Both SMTP ports require SSL and authentication. Pairing a port without SSL is a common reason sending breaks while receiving still works.
Fix Underlying Sign-in Problems
If your computer test showed the account itself failing, resolve that first; it blocks syncing everywhere. For a forgotten password or an "Invalid ID or Password" error, use the Sign-in Helper with your recovery mobile number or alternate email, and confirm Caps Lock is off and browser autofill is updated if you recently changed the password.
If the sign-in screen loops or reloads, click "Not you?" on the sign-in page, enter your Yahoo ID and password, then click Sign in. If it keeps looping, clear the browser's cookies, restart the browser, or try a different supported browser. If the account is locked, it unlocks automatically after 12 hours, but you do not have to wait; the Sign-in Helper can restore access immediately.

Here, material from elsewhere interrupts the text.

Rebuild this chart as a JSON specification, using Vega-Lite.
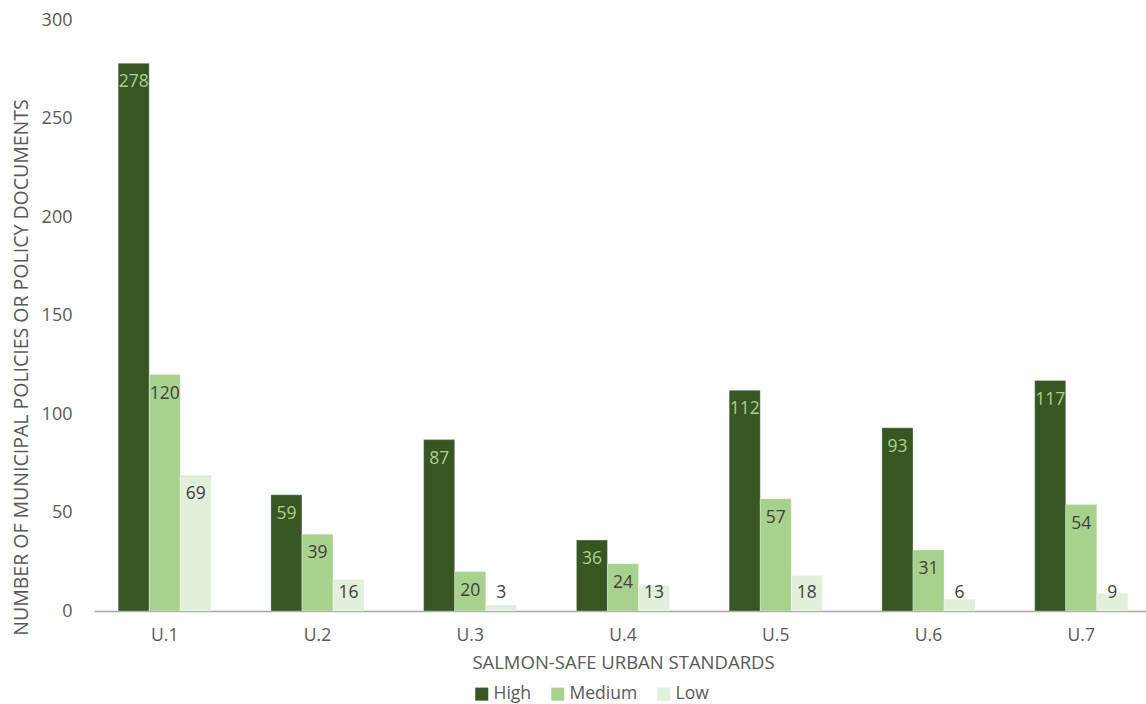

Frequently Asked Questions
Why does Yahoo Mail only update when my iPhone is charging?
With the default Automatically setting, iOS fetches mail in the background only when the device is both charging and on Wi-Fi. Switch to a Fetch schedule, or pull down to refresh manually, to get mail off the charger or on cellular.
Why does Mail keep asking for my password even though it is correct?
The sign-in token in the app has likely expired and needs reauthenticating, or two-step verification is on and the app needs an app password instead of your normal one. Re-enter the password in Settings first; if that fails, generate an app password.
I changed my Yahoo password but the app still will not sync. Why?
App passwords stay active even after you change your main password, so an old app password is not automatically updated. Delete the stale app password from your Yahoo Account Security page and generate a new one.
Will deleting the account on my iPhone lose my emails?
It removes emails stored locally on the phone. Sign in on a computer first to confirm your messages are saved on the server, then delete and re-add the account safely.
My AOL Mail also stopped syncing on iPhone. Are the fixes the same?
Largely yes, since AOL is in the Yahoo family. Update your device's operating system, delete and re-add the AOL account, and use an app password if two-step verification is on. As a workaround, you can read mail in a browser at mail.aol.com.
How do I know if the problem is Yahoo and not my phone?
Send yourself a test email from Yahoo Mail in a computer browser. If it does not arrive there either, the account or a service outage is the cause, so fix sign-in or wait out the outage rather than troubleshooting the phone.